If you want some actual drama, consider this: The estimated cost of Hurricane Sandy is now more than $60 billion, and that doesn’t take into consideration the amount of money lost in disrupted business. Moreover, this is the second year in a row that New York has been hit by a hurricane. A number of environmental conditions were responsible for creating Sandy, and at least one of them, a warmer ocean, isn’t going away. And as the ocean gets warmer, the likelihood that these storms will become both more common and more severe gets higher. As water levels rise, coastal cities like New York, Miami, and especially New Orleans are going to be fucked, and dealing with the effects of global warming is going to cost us an unprecedented amount of money.

In other words, by not addressing climate change, we’re walking ourselves off the fiscal plank.

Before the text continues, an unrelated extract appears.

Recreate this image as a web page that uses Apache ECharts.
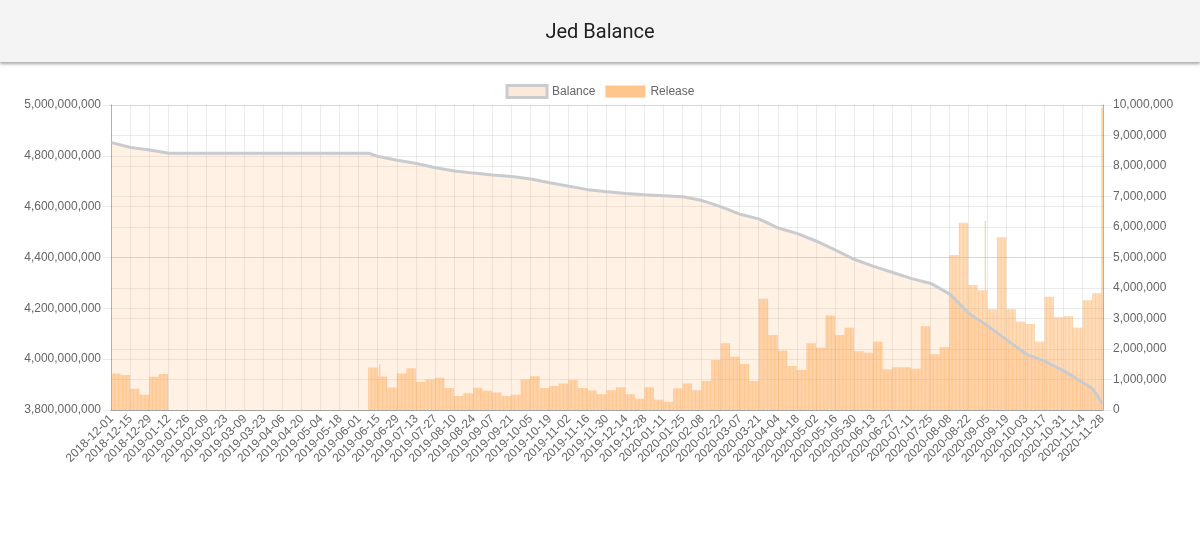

The Republicans, the Democrats, and the media all want to talk about how the lack of a budget agreement by the end of the year will result in chaos, but none of them are talking about the most significant dilemma approaching our country. When are they going to give climate change the respect it deserves? Why wasn’t it brought up in the debates? More importantly, are they going to wait until shit hits the fan before addressing it? Why do I feel the answer is yes?

When watching both sides bicker about taxing the rich and giving to the poor, I can’t help but think that this is a precursor to how we’re going to handle the inevitable. We're screwed. It’s a problem so large that nobody wants to think about it, but there’s going to be a point where we have no choice. We might as well deal with it now. First step? A solid name.

When the media finally sensationalizes climate change with a scary pop-culture reference, we’ll probably finally feel comfortable talking about it. We need a name that's catchy and provocative, like Geozilla, Terra Fuego, or the Fourth Reich. Maybe something pulled from Captain Planet or Apocalypse Now? Weather Wolf is pretty good. Coming up with a new name for global warming is like coming up with a name for a band—the most important part.

In the meantime, Lindsey Graham and the rest of his cohorts can shove it. Remember, it’s all a conspiracy. None of this matters in the scheme of things. Dealing with the so-called fiscal cliff is going to be cakewalk compared to the storm that’s on-deck. Geo G. Allin, the bastard son of El Niño, is coming to shit all over the planet, and we better start working on a solution before it’s too late. But then again, judging by the way we’re handling the fiscal cliff, we’re probably fucked anyway.